* START Data provided *

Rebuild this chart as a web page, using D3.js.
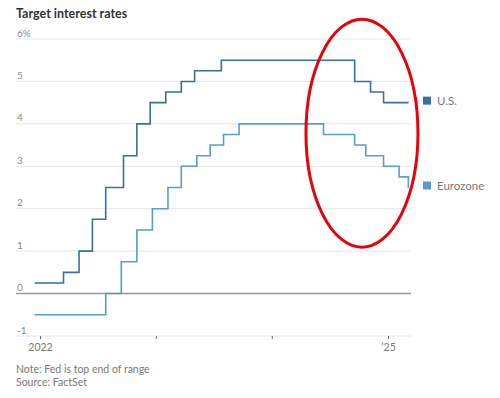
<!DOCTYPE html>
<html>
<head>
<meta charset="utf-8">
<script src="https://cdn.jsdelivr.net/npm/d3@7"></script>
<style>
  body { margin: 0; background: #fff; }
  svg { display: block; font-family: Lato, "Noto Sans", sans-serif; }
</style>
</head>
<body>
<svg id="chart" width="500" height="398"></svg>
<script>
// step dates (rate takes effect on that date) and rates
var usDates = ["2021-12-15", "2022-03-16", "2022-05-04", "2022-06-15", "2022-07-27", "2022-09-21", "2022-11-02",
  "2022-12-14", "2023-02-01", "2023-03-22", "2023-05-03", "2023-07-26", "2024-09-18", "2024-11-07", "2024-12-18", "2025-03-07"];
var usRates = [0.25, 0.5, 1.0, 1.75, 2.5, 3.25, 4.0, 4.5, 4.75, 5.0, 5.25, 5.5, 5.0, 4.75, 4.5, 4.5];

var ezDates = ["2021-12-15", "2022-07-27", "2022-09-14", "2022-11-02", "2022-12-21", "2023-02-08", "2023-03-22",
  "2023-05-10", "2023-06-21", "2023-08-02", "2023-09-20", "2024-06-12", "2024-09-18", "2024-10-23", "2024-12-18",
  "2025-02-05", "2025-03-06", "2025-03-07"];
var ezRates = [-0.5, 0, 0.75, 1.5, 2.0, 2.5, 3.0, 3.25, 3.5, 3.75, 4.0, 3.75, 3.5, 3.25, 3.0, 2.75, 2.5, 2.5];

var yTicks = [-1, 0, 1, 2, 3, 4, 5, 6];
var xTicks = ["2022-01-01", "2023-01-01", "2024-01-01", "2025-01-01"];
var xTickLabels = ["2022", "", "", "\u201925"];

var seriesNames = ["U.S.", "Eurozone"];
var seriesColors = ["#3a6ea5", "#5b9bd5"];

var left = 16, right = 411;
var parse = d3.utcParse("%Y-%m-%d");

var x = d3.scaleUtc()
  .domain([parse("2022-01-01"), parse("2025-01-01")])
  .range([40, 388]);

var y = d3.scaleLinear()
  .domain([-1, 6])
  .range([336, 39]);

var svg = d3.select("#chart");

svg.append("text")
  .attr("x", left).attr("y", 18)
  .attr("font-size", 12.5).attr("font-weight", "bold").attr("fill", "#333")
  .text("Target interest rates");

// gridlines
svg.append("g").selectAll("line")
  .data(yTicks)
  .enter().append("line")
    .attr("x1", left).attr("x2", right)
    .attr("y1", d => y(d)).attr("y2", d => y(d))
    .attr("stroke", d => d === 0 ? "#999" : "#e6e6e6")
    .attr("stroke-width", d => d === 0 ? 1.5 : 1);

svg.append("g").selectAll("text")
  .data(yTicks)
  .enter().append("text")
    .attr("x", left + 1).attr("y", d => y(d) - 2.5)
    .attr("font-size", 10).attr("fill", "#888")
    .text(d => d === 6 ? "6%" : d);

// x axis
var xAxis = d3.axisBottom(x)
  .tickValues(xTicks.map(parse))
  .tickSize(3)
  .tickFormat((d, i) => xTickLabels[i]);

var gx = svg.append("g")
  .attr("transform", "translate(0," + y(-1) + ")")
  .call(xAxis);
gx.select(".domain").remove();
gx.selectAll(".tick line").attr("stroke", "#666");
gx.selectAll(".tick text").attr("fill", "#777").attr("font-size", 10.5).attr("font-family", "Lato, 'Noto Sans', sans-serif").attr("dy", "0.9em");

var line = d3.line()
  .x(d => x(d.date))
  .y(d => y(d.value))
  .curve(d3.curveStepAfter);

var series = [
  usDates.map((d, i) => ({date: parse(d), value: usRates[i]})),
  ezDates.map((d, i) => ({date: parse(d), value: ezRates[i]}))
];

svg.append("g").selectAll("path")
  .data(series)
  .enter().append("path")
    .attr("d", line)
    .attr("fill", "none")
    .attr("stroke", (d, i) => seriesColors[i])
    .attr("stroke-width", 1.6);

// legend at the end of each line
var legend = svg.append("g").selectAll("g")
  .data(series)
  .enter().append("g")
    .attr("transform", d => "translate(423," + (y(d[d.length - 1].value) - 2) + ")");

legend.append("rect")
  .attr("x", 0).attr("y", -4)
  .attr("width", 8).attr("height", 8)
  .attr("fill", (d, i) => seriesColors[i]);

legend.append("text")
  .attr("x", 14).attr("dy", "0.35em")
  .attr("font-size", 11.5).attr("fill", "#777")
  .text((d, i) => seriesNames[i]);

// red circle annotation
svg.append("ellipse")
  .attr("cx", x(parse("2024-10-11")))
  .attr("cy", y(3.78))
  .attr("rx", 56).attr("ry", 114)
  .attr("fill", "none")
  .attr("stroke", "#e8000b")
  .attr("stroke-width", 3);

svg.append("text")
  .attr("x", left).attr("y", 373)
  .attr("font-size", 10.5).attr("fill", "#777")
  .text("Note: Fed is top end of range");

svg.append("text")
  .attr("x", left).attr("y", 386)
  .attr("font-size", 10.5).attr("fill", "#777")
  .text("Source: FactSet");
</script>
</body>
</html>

* END Data provided *

* [What you will do]
Quote all the lines above exactly as given. Do not include the pictures.

* [Solution for this problem]
Rebuild this chart as a web page, using D3.js.
<!DOCTYPE html>
<html>
<head>
<meta charset="utf-8">
<script src="https://cdn.jsdelivr.net/npm/d3@7"></script>
<style>
  body { margin: 0; background: #fff; }
  svg { display: block; font-family: Lato, "Noto Sans", sans-serif; }
</style>
</head>
<body>
<svg id="chart" width="500" height="398"></svg>
<script>
// step dates (rate takes effect on that date) and rates
var usDates = ["2021-12-15", "2022-03-16", "2022-05-04", "2022-06-15", "2022-07-27", "2022-09-21", "2022-11-02",
  "2022-12-14", "2023-02-01", "2023-03-22", "2023-05-03", "2023-07-26", "2024-09-18", "2024-11-07", "2024-12-18", "2025-03-07"];
var usRates = [0.25, 0.5, 1.0, 1.75, 2.5, 3.25, 4.0, 4.5, 4.75, 5.0, 5.25, 5.5, 5.0, 4.75, 4.5, 4.5];

var ezDates = ["2021-12-15", "2022-07-27", "2022-09-14", "2022-11-02", "2022-12-21", "2023-02-08", "2023-03-22",
  "2023-05-10", "2023-06-21", "2023-08-02", "2023-09-20", "2024-06-12", "2024-09-18", "2024-10-23", "2024-12-18",
  "2025-02-05", "2025-03-06", "2025-03-07"];
var ezRates = [-0.5, 0, 0.75, 1.5, 2.0, 2.5, 3.0, 3.25, 3.5, 3.75, 4.0, 3.75, 3.5, 3.25, 3.0, 2.75, 2.5, 2.5];

var yTicks = [-1, 0, 1, 2, 3, 4, 5, 6];
var xTicks = ["2022-01-01", "2023-01-01", "2024-01-01", "2025-01-01"];
var xTickLabels = ["2022", "", "", "\u201925"];

var seriesNames = ["U.S.", "Eurozone"];
var seriesColors = ["#3a6ea5", "#5b9bd5"];

var left = 16, right = 411;
var parse = d3.utcParse("%Y-%m-%d");

var x = d3.scaleUtc()
  .domain([parse("2022-01-01"), parse("2025-01-01")])
  .range([40, 388]);

var y = d3.scaleLinear()
  .domain([-1, 6])
  .range([336, 39]);

var svg = d3.select("#chart");

svg.append("text")
  .attr("x", left).attr("y", 18)
  .attr("font-size", 12.5).attr("font-weight", "bold").attr("fill", "#333")
  .text("Target interest rates");

// gridlines
svg.append("g").selectAll("line")
  .data(yTicks)
  .enter().append("line")
    .attr("x1", left).attr("x2", right)
    .attr("y1", d => y(d)).attr("y2", d => y(d))
    .attr("stroke", d => d === 0 ? "#999" : "#e6e6e6")
    .attr("stroke-width", d => d === 0 ? 1.5 : 1);

svg.append("g").selectAll("text")
  .data(yTicks)
  .enter().append("text")
    .attr("x", left + 1).attr("y", d => y(d) - 2.5)
    .attr("font-size", 10).attr("fill", "#888")
    .text(d => d === 6 ? "6%" : d);

// x axis
var xAxis = d3.axisBottom(x)
  .tickValues(xTicks.map(parse))
  .tickSize(3)
  .tickFormat((d, i) => xTickLabels[i]);

var gx = svg.append("g")
  .attr("transform", "translate(0," + y(-1) + ")")
  .call(xAxis);
gx.select(".domain").remove();
gx.selectAll(".tick line").attr("stroke", "#666");
gx.selectAll(".tick text").attr("fill", "#777").attr("font-size", 10.5).attr("font-family", "Lato, 'Noto Sans', sans-serif").attr("dy", "0.9em");

var line = d3.line()
  .x(d => x(d.date))
  .y(d => y(d.value))
  .curve(d3.curveStepAfter);

var series = [
  usDates.map((d, i) => ({date: parse(d), value: usRates[i]})),
  ezDates.map((d, i) => ({date: parse(d), value: ezRates[i]}))
];

svg.append("g").selectAll("path")
  .data(series)
  .enter().append("path")
    .attr("d", line)
    .attr("fill", "none")
    .attr("stroke", (d, i) => seriesColors[i])
    .attr("stroke-width", 1.6);

// legend at the end of each line
var legend = svg.append("g").selectAll("g")
  .data(series)
  .enter().append("g")
    .attr("transform", d => "translate(423," + (y(d[d.length - 1].value) - 2) + ")");

legend.append("rect")
  .attr("x", 0).attr("y", -4)
  .attr("width", 8).attr("height", 8)
  .attr("fill", (d, i) => seriesColors[i]);

legend.append("text")
  .attr("x", 14).attr("dy", "0.35em")
  .attr("font-size", 11.5).attr("fill", "#777")
  .text((d, i) => seriesNames[i]);

// red circle annotation
svg.append("ellipse")
  .attr("cx", x(parse("2024-10-11")))
  .attr("cy", y(3.78))
  .attr("rx", 56).attr("ry", 114)
  .attr("fill", "none")
  .attr("stroke", "#e8000b")
  .attr("stroke-width", 3);

svg.append("text")
  .attr("x", left).attr("y", 373)
  .attr("font-size", 10.5).attr("fill", "#777")
  .text("Note: Fed is top end of range");

svg.append("text")
  .attr("x", left).attr("y", 386)
  .attr("font-size", 10.5).attr("fill", "#777")
  .text("Source: FactSet");
</script>
</body>
</html>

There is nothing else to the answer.